Railway station in Frankfurt, Germany

Frankfurt Lokalbahnhof is an underground S-Bahn station in the district of Sachsenhausen of Frankfurt am Main, Germany. The station was opened when the City Tunnel was extended to Frankfurt South station in 1990. It consists of two tracks, surrounding a central platform.

The station is an important public transport interchange and is served by S-Bahn, tram and bus routes. The S-Bahn station is located underground, while the trams and buses run on the surface.

The station is named after the old Lokalbahnhof, the terminus of the former Frankfurt-Offenbach Local Railway (Frankfurt-Offenbacher Lokalbahn), which served the neighbourhood from 1848 until 1955, with breaks at the end of World War I and II. Its terminus in Frankfurt was called the Lokalbahnhof (literally: "Local Railway station").

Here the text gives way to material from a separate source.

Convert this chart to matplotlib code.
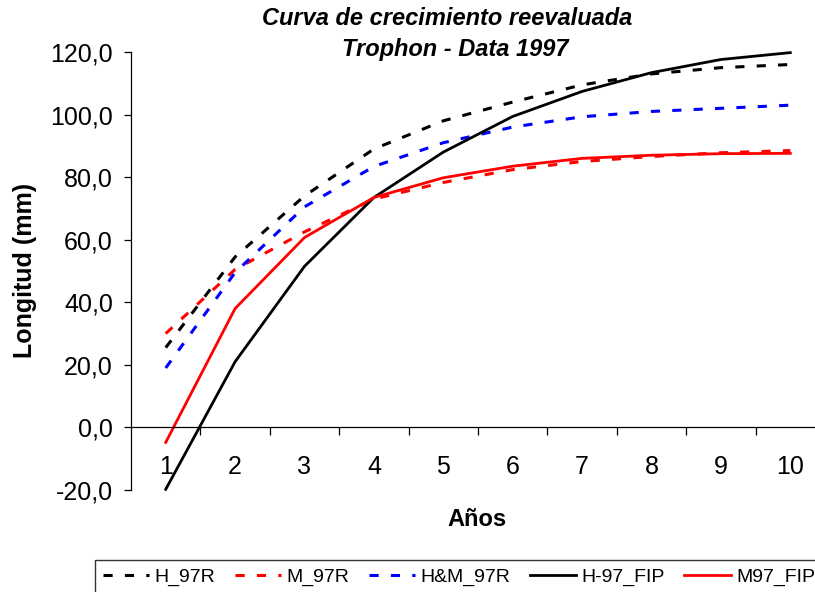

In 1990, the S-Bahn station was built about 250 metres south of the site of the historic Lokalbahnhof and the modern Lokalbahnhof tram stop. It is on the City Tunnel S-Bahn line that runs south from central Frankfurt and continues southeast towards Frankfurt South station.

==Operations==

The following lines stop at the station:
- S-Bahn lines: S3, S4, S5 and S6,
- tram lines: 14, 15 and 16,
- bus routes: 36, 30, 45, 47, 653, OF-50.